Comment êtes-vous passé de cette base intime à ce récit de science-fiction ?

Anna Søgaard Frandsen et Viktor Hjelmsø

Nous essayons tous de vivre nos vies et d’avoir une existence la plus longue possible. Néanmoins, quoi que nous fassions, cette existence aura un terme. C’est la même chose pour notre planète. Notre monde finira. Peut-être pas tout de suite, ni dans une centaine d’années, mais cela arrivera. J’ai donc plutôt travaillé l’histoire dans cette direction, davantage qu’à travers une approche activiste.

De plus, j’aime les films dont la profondeur vous touche, comme Kramer contre Kramer que j’ai vu avant et après mon divorce. J’aime aussi me mettre à la place du spectateur et essayer d’éviter les clichés. C’est un mélange comme dans mon premier film Sons of Denmark. Je suppose que j’aime cette combinaison ! 

La vérité est qu’une histoire comme celle-là ne fonctionnerait jamais sans émotions.

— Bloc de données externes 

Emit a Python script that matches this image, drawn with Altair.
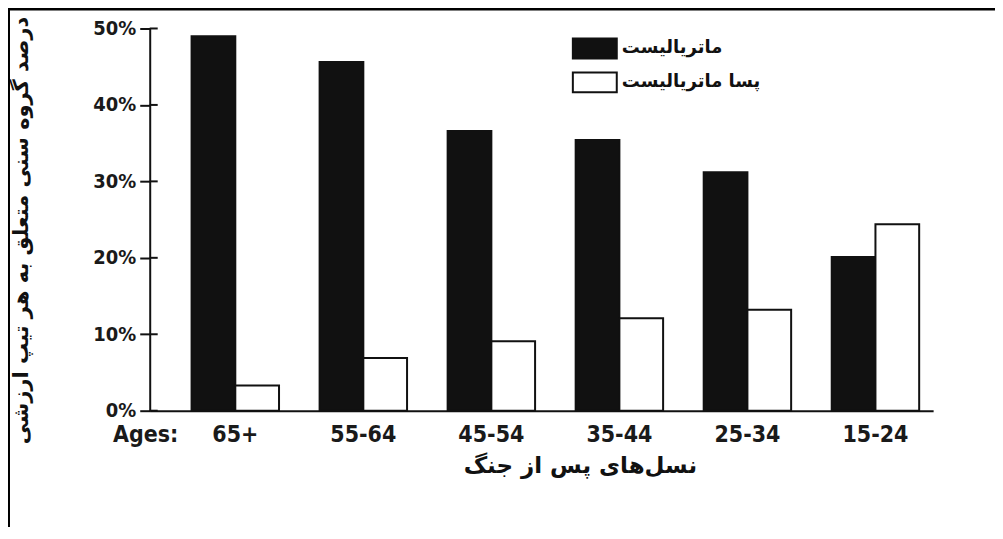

Ces émotions n’auraient pas non plus le même impact si je m’étais limité à une histoire plus simple.

Pourquoi avez-vous centré le film sur la parentalité ?

Nanna Øland Fabricius interprète Anita adulte

Quand j’ai commencé à écrire ce film, je ne savais pas si je voulais des enfants. Plus tard, ma petite amie de l’époque est tombée enceinte et mon fils est né. Il avait environ un an quand j’ai commencé le tournage d’Eternal. D’une certaine manière, ce film reflète toutes ces années où j’ai expérimenté le fait d’être père. L’histoire s’est ainsi articulée autour du type de parent que l’on devient et de la vie que l’on peut mener avec des enfants. Puis, elle a commencé à se recentrer autour de la notion du temps. Le rapport au temps change beaucoup lorsque l’on a des enfants.

Vous n’essayez pas de rendre sympathique votre protagoniste principal, Elias.

J’aime ce genre de personnages. Ce ne sont pas des héros, ils ne font pas toujours les bons choix. Mais ce ne sont pas non plus des antihéros. Les êtres humains sont en réalité plus complexes que ça. Nous sommes quelque part entre les deux.

Simon Sears joue Elias adulte

Nous commettons des erreurs dont nous tirons souvent les leçons trop tard. C’est humain et lorsqu’on le voit à l’écran cela nous fait sans doute réfléchir à notre propre passé. Au début, c’est Anita (interprétée par Anna Søgaard Frandsen et Nanna Øland Fabricius à différents âges) le personnage principal parce qu’elle a le dilemme le plus fort. Puis les rôles s’inversent et on découvre vraiment leurs points de vue respectifs. Elias (Viktor Hjelmsø et Simon Sears) voulait faire quelque chose de bien, quelque chose d’important pour l’humanité. Mais au fond, c’était surtout de l’égoïsme. Il se rend compte lentement qu’il a manqué sa chance.

D’où vient l’idée d’injecter un élément mystique dans votre récit ?

Je ne voulais pas qu’Elias descende jusqu’à la faille sous-marine, que quelque chose de magique survienne et qu’on en reste là. Je souhaitais qu’on soit centré sur sa quête intime, sur son expérience personnelle. Chaque spectateur peut aussi projeter ses propres quêtes existentielles. 

Ce qui est mystique, c’est l’amour, le bonheur, les peurs alors qu’on examine sa propre vie. Quand on en parle, ces éléments peuvent vite devenir banals. Cependant, on sent bien que nous cherchons tous quelque chose de plus grand que nos propres vies ou que nous-mêmes. Beaucoup de gens qui ne se considèrent pas comme religieux touchent à ce genre de questions à un moment ou à un autre de leur vie, sans savoir pourquoi. Ils ressentent la nécessité de penser, de croire, d’espérer, qu’il y a quelque chose de plus. Injecter quelques éléments de ce genre dans l’histoire lui donnait une autre dimension émotionnelle.